Lincoln, yang kemudian dicatat sejarah mendapat julukan ”Emansipator Agung” karena antiperbudakan dan menegakkan kesetaraan insan, juga tak sepi dari kritik atas kebijakan yang diambilnya saat menjabat presiden. Namun, Presiden Lincoln menanggapi kritik secara elegan dan matang. Elegan karena disampaikan lugas, bernas, dan luwes. Matang karena obyektif dan tak bias ego.
Menanggapi kritik yang saat itu dialamatkan kepadanya, pada intinya Lincoln menuturkan, ”Saya lakukan yang terbaik sepengetahuan saya, (dan) yang paling baik semampu saya; dan saya akan tetap melakukannya sampai akhir.

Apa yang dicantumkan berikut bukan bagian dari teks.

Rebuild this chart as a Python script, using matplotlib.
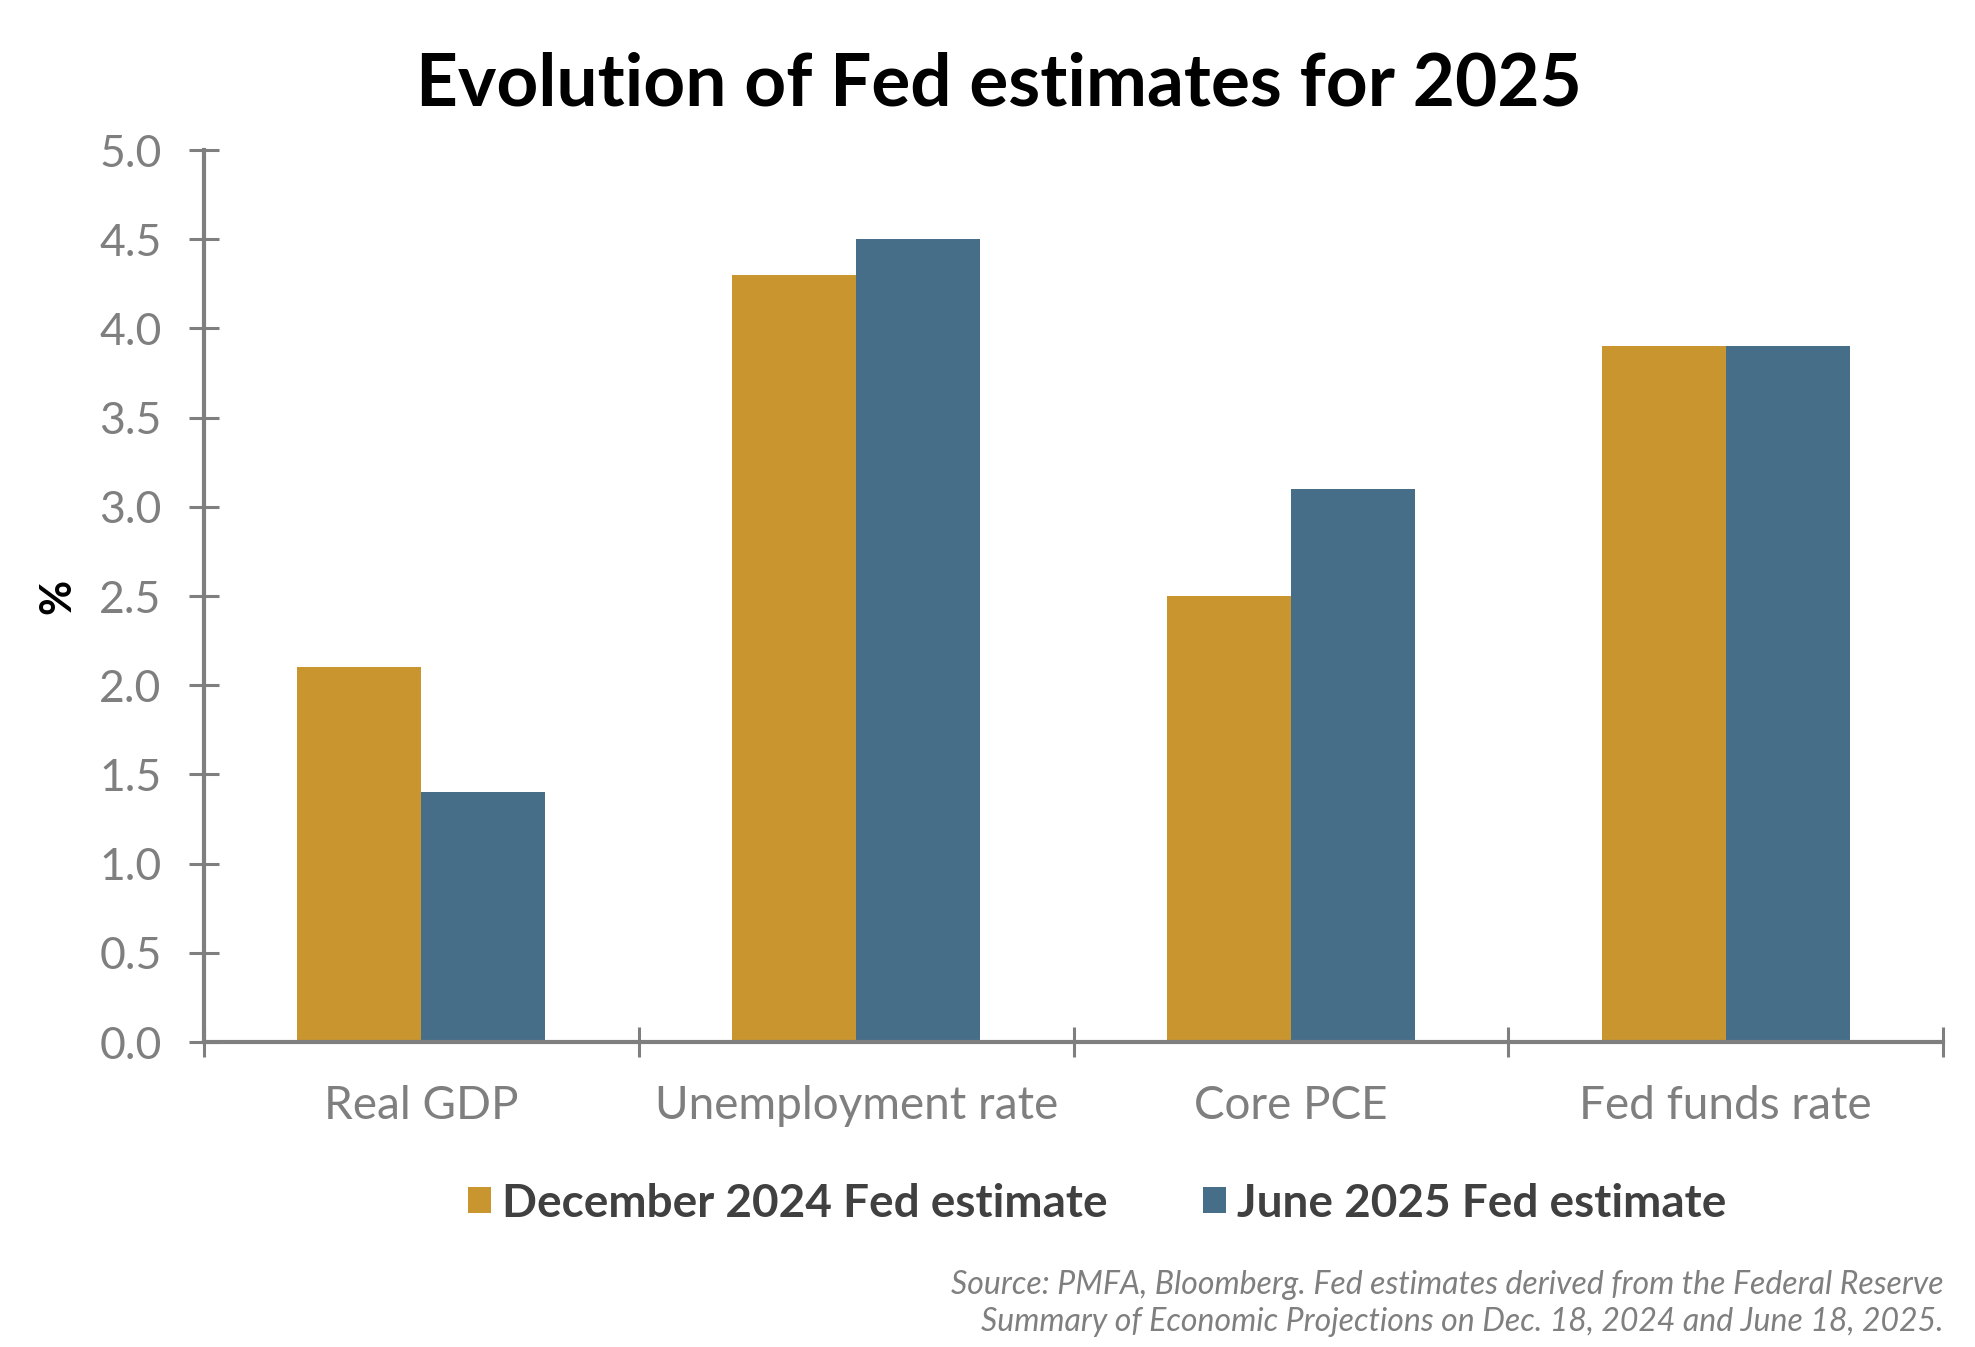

Kalau akhirnya saya ternyata benar, maka apa yang telah dikatakan (orang) untuk menyerang saya tidak berarti apa-apa. Tapi kalau akhirnya saya salah, 10 malaikat bersumpah saya benar pun tidak akan mengubah (kenyataan bahwa saya salah).”
Keteguhan Lincoln dalam membuat keputusan terkait penghapusan perbudakan tidak dapat dilepaskan dari nilai dasar bahwa semua manusia diciptakan setara. All men are created equal, frasa bermutu tinggi mengenai kesetaraan manusia ini, tertuang dalam Deklarasi Kemerdekaan AS. Keyakinan terhadap nilai suatu tujuan kiranya dapat menjadi jangkar yang memantapkan pengambilan keputusan.
Baca juga: Presiden Jokowi : Vaksin dan Prokes untuk Akhiri Pandemi Covid-19
Saat ini, di tengah penularan Covid-19 yang membahayakan kesehatan dan nyawa warga, tujuan menyelamatkan jiwa manusia mesti selalu diutamakan dalam membuat keputusan-keputusan terkait.
Apalagi, melindungi segenap bangsa dan seluruh tumpah darah Indonesia merupakan salah satu tujuan negara yang tertuang di lembar konstitusi negeri ini. Saatnya terus menggalang kekuatan dan sumber daya serta memfokuskannya untuk mengatasi pandemi dengan keterbukaan.